Der Leiter des Menschrechtsteams von Brot für die Welt, Michael Windfuhr, stellte dar, wie sich Opfer von Menschenrechtsverletzungen in Zusammenhang mit Bergbauprojekten mit juristischen Mitteln zur Wehr setzen können. Ein Hindernis ist dabei in Afrika, daß unter dem Einfluß und dem Druck der Weltbank in den letzten Jahren die Land- und Bergbaugesetze in mehr als 30 afrikanischen Ländern liberalisiert und dadurch die rechtlichen Möglichkeiten der Opfer von Unrecht durch Bergbauprojekte eingeschränkt worden sind.
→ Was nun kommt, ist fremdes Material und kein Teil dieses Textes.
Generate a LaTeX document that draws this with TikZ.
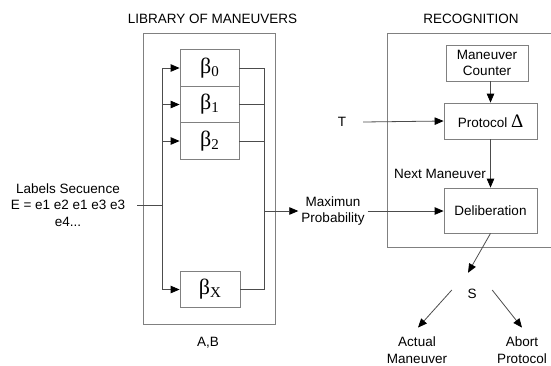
\documentclass[tikz,border=0pt]{standalone}
\usepackage{fontspec}
\setmainfont{Liberation Sans}
\newfontfamily\serifb{Liberation Serif}
\usetikzlibrary{arrows.meta}
\newcommand\mybeta[1]{{\serifb\fontsize{22}{22}\selectfont β\raisebox{-3pt}{\fontsize{15}{15}\selectfont #1}}}
\begin{document}
\begin{tikzpicture}[x=1pt,y=-1pt,
  txt/.style={font=\fontsize{13.5}{16.5}\selectfont, align=center, inner sep=0pt},
  box/.style={draw=black!50, line width=0.8pt, inner sep=0pt},
  bbox/.style={box, minimum width=59pt, minimum height=36.5pt},
  conn/.style={draw=black!70, line width=0.8pt},
  arr/.style={conn, -{Triangle[length=9pt,width=7.5pt,color=black]}}]
\useasboundingbox (0,0) rectangle (551,365);
% titles
\node[txt] (libt) at (212.5,19) {LIBRARY OF MANEUVERS};
\node[txt] (rect) at (471,19) {RECOGNITION};
% library
\node[box, minimum width=132pt, minimum height=291pt] (lib) at (209,178.5) {};
\node[bbox] (b0) at (209.5,68) {\mybeta{0}};
\node[bbox] (b1) at (209.5,104.5) {\mybeta{1}};
\node[bbox] (b2) at (209.5,141) {\mybeta{2}};
\node[bbox, minimum width=60pt] (bX) at (210,289.5) {\mybeta{X}};
\node[txt] (ab) at (208,343) {A,B};
\node[txt, inner xsep=12pt] (lab) at (68,205) {Labels Secuence\\E = e1 e2 e1 e3 e3\\e4...};
\coordinate (busL) at (162,205);
\coordinate (busR) at (264,211);
\draw[conn] (b0.west -| busL) -- (bX.west -| busL);
\draw[conn] (lab.east) -- (busL);
\foreach \b in {b0,b1,b2,bX}{
  \draw[arr] (\b.west -| busL) -- (\b.west);
  \draw[conn] (\b.east) -- (\b.east -| busR);
}
\draw[conn] (b0.east -| busR) -- (bX.east -| busR);
\node[txt, inner xsep=3pt] (maxp) at (333,211) {Maximun\\Probability};
\draw[arr] (busR) -- (maxp.west);
% recognition
\draw[draw=black!50, line width=0.8pt] (551,33) -- (387,33) -- (387,247.5) -- (551,247.5);
\node[box, minimum width=82pt, minimum height=36pt, txt, draw=black!50] (cnt) at (487,63) {Maneuver\\Counter};
\node[box, minimum width=93pt, minimum height=36pt, txt, draw=black!50] (proto) at (490.5,121) {Protocol {\serifb\fontsize{19}{19}\selectfont Δ}};
\node[box, minimum width=93pt, minimum height=45pt, txt, draw=black!50] (delib) at (490.5,210.5) {Deliberation};
\node[txt, minimum width=42pt] (t) at (342,122) {T};
\draw[arr] (cnt.south -| proto.north) -- (proto.north);
\draw[arr] (t.east) -- (proto.west);
\draw[arr] (proto.south) -- (delib.north);
\draw[arr] (maxp.east) -- (delib.west |- maxp.east);
\node[txt] (nm) at (440,174) {Next Maneuver};
\node[txt, minimum width=40pt, minimum height=42pt] (s) at (472,294) {S};
\draw[arr] (delib.south) -- ([xshift=-4pt]s.north);
\node[txt, inner ysep=9pt] (act) at (417,350) {Actual\\Maneuver};
\node[txt, inner ysep=9pt] (abt) at (522,350) {Abort\\Protocol};
\draw[arr] ([yshift=4pt]s.west) -- ([xshift=1pt]act.north);
\draw[arr] ([yshift=4pt]s.east) -- (abt.north);
\end{tikzpicture}
\end{document}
Um so wichtiger sei es, sich in den afrikanischen Ländern auf internationales Recht zu berufen: „Wenn man die lokale Gemeinschaft verteidigen will und die nationalen Gesetze hierfür immer weniger Möglichkeiten offen lassen, ist es wichtig, die Regierung mit internationalen Standards zu konfrontieren. Auch können Richter internationale juristische Instrumente für ihre Urteile heranziehen. Auf diese Weise können die Rechte der Menschen verteidigt werden.“

Kleine Schritte: Die Begegnung von Initiativen von Sierra Leone bis Angola, die sich mit den Folgen des Bergbaus in Afrika befassen, wird zu einer engeren Zusammenarbeit führen. Beim Weltsozialforum in Nairobi wurden viele solcher kleinen Schritte getan, die zwar nicht gleich Schluß mit dem Kapitalismus machen, aber doch dafür sorgen, daß die afrikanischen Zivilgesellschaften so viel Kompetenz und Durchsetzungskraft gewinnen, daß aus alternativen Visionen Wirklichkeit wird.